If parents are confronted with two kids squabbling over sharing something – a bottle of bubbles, for example – we often can’t think past the goal of stopping the bickering. So we solve the problem by buying bubbles for each child. Unfortunately, this quick fix promotes an “every kid for themself” attitude rather than a “one for all – all for one” co-operative outlook. By making sure each child has their own everything, we miss an important learning opportunity in sharing and the need to get along.
I remember one day when my girls were young and they were flipping through the toy catalogue together. They discovered a remote-operated car set they both wanted. Full of excitement, they asked how much it cost. I watched their faces drop with the disappointing reality that neither of them had enough money to buy it.
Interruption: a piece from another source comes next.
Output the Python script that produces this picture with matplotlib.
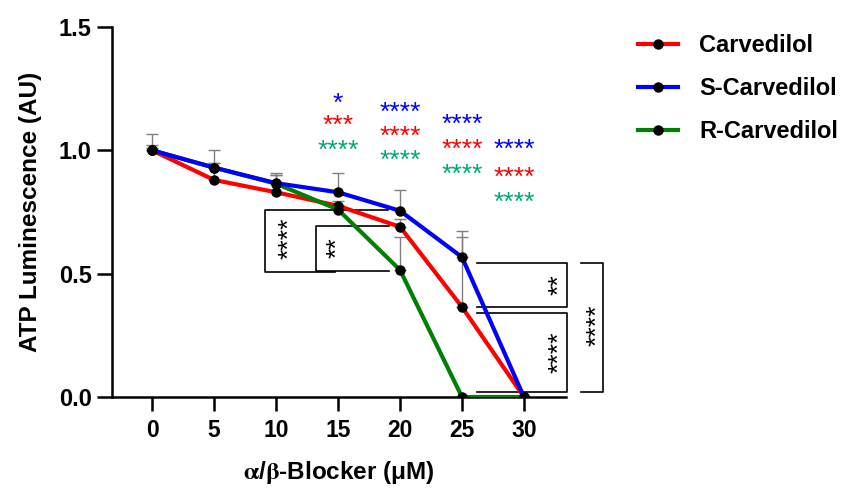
import matplotlib.pyplot as plt
import numpy as np

plt.rcParams['font.family'] = ['Liberation Sans', 'DejaVu Sans']
plt.rcParams['font.weight'] = 'bold'
plt.rcParams['mathtext.fontset'] = 'stix'

# data
dose = [0, 5, 10, 15, 20, 25, 30]
carv = [1.0, 0.88, 0.83, 0.775, 0.69, 0.365, 0.0]
s_carv = [1.0, 0.93, 0.867, 0.83, 0.755, 0.567, 0.0]
r_carv = [1.0, 0.93, 0.865, 0.76, 0.515, 0.0, 0.0]
carv_sd = [0.02, 0.07, 0.07, 0.02, 0.03, 0.285, 0.0]
s_carv_sd = [0.066, 0.07, 0.04, 0.08, 0.085, 0.105, 0.0]
r_carv_sd = [0.01, 0.02, 0.035, 0.02, 0.135, 0.0, 0.0]

# significance stars above points: (x, label, y) per series
sig_x = [15, 20, 25, 29.2]
sig_s = ['*', '****', '****', '****']
sig_s_y = [1.216, 1.18, 1.131, 1.03]
sig_c = ['***', '****', '****', '****']
sig_c_y = [1.127, 1.082, 1.03, 0.916]
sig_r = ['****', '****', '****', '****']
sig_r_y = [1.026, 0.985, 0.928, 0.815]

red = '#FF0000'
blue = '#0000FF'
green = '#008000'
teal = '#00A878'

fig = plt.figure(figsize=(8.48, 4.88), dpi=100)
ax = fig.add_axes([112/848, 1 - 397/488, (566-112)/848, (397-27)/488])

zeros = np.zeros(len(dose))
for vals, sd in [(carv, carv_sd), (r_carv, r_carv_sd), (s_carv, s_carv_sd)]:
    ax.errorbar(dose, vals, yerr=[zeros, sd], fmt='none', ecolor='#808080',
                elinewidth=1, capsize=4, capthick=1, zorder=1)

ax.plot(dose, carv, color=red, lw=3, marker='o', ms=6.5, mfc='k', mec='k',
        label='Carvedilol', zorder=3)
ax.plot(dose, r_carv, color=green, lw=3, marker='o', ms=6.5, mfc='k', mec='k',
        label='R-Carvedilol', zorder=3)
ax.plot(dose, s_carv, color=blue, lw=3, marker='o', ms=6.5, mfc='k', mec='k',
        label='S-Carvedilol', zorder=4)

fs_star = 19


def stars(x, y, s, color, rot=False, weight='normal'):
    # put the ink centre of the asterisks at (x, y)
    if rot:
        ax.annotate(s, (x, y), xytext=(0.53*fs_star, 0), textcoords='offset points',
                    ha='center', va='baseline', rotation=90, rotation_mode='anchor',
                    fontsize=fs_star, color=color, fontweight=weight,
                    annotation_clip=False)
    else:
        ax.annotate(s, (x, y), xytext=(0, -0.53*fs_star), textcoords='offset points',
                    ha='center', va='baseline', fontsize=fs_star, color=color,
                    fontweight=weight, annotation_clip=False)


for i in range(len(sig_x)):
    stars(sig_x[i], sig_s_y[i], sig_s[i], blue)
    stars(sig_x[i], sig_c_y[i], sig_c[i], red)
    stars(sig_x[i], sig_r_y[i], sig_r[i], teal)

# brackets
kw = dict(color='k', lw=1.2, clip_on=False)
ax.plot([19.03, 9.11, 9.11, 14.76], [0.758, 0.758, 0.507, 0.507], **kw)
ax.plot([19.1, 13.23, 13.23, 19.1], [0.693, 0.693, 0.511, 0.511], **kw)
ax.plot([26.2, 33.47, 33.47, 26.2], [0.543, 0.543, 0.365, 0.365], **kw)
ax.plot([26.2, 33.47, 33.47, 26.2], [0.341, 0.341, 0.02, 0.02], **kw)
ax.plot([34.6, 36.37, 36.37, 34.6], [0.543, 0.543, 0.02, 0.02], **kw)
stars(10.5, 0.645, '****', 'k', rot=True)
stars(14.35, 0.604, '**', 'k', rot=True)
stars(32.26, 0.454, '**', 'k', rot=True)
stars(32.26, 0.182, '****', 'k', rot=True)
stars(35.4, 0.292, '****', 'k', rot=True)

ax.set_xlim(-3.23, 33.39)
ax.set_ylim(0, 1.5)
ax.set_xticks(dose)
ax.set_yticks([0, 0.5, 1.0, 1.5])
ax.set_yticklabels(['0.0', '0.5', '1.0', '1.5'])
for s in ['top', 'right']:
    ax.spines[s].set_visible(False)
for s in ['left', 'bottom']:
    ax.spines[s].set_linewidth(1.8)
ax.tick_params(axis='y', length=10.5, width=1.8, labelsize=17, pad=4)
ax.tick_params(axis='x', length=10, width=1.8, labelsize=16.5, pad=6)

ax.set_ylabel('ATP Luminescence (AU)', fontsize=17.5, fontweight='bold', labelpad=12)
ax.set_xlabel(r'$\mathrm{\alpha}$/$\mathrm{\beta}$-Blocker (μM)', fontsize=17.5,
              fontweight='bold', labelpad=12)

h, l = ax.get_legend_handles_labels()
order = [0, 2, 1]
ax.legend([h[i] for i in order], [l[i] for i in order], loc='upper left',
          bbox_to_anchor=(638/848, 1 - 34/488), bbox_transform=fig.transFigure,
          frameon=False, fontsize=17, handlelength=1.7, handletextpad=0.9,
          labelspacing=0.85, borderpad=0, borderaxespad=0)

fig.savefig('out.png', dpi=100)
But wait, maybe there was a solution. I suggested the girls pool their money and buy the cars together.
By sharing the cost, my daughters were given an opportunity to learn that they could do together what neither could do alone. They needed one another. They also discovered that, if you want to share with someone, you’d better remain on good terms. Ah ha! New reasons for getting along were becoming apparent to them.
My girls also learned about the responsibility of joint ownership and the rules of fair sharing. I am not saying it was easy. I heard lots of moaning to the tune of “Hey, it’s my turn now – I own that too!” I accepted that this was part of the educational experience as they worked together to resolve their conflicts.
By sharing, kids learn important lessons of co-operation, which counter the tendency to be self-interested. Being tied together in joint ownership requires them to work as a team instead of being at cross purposes. That is what early training in co-operation is all about.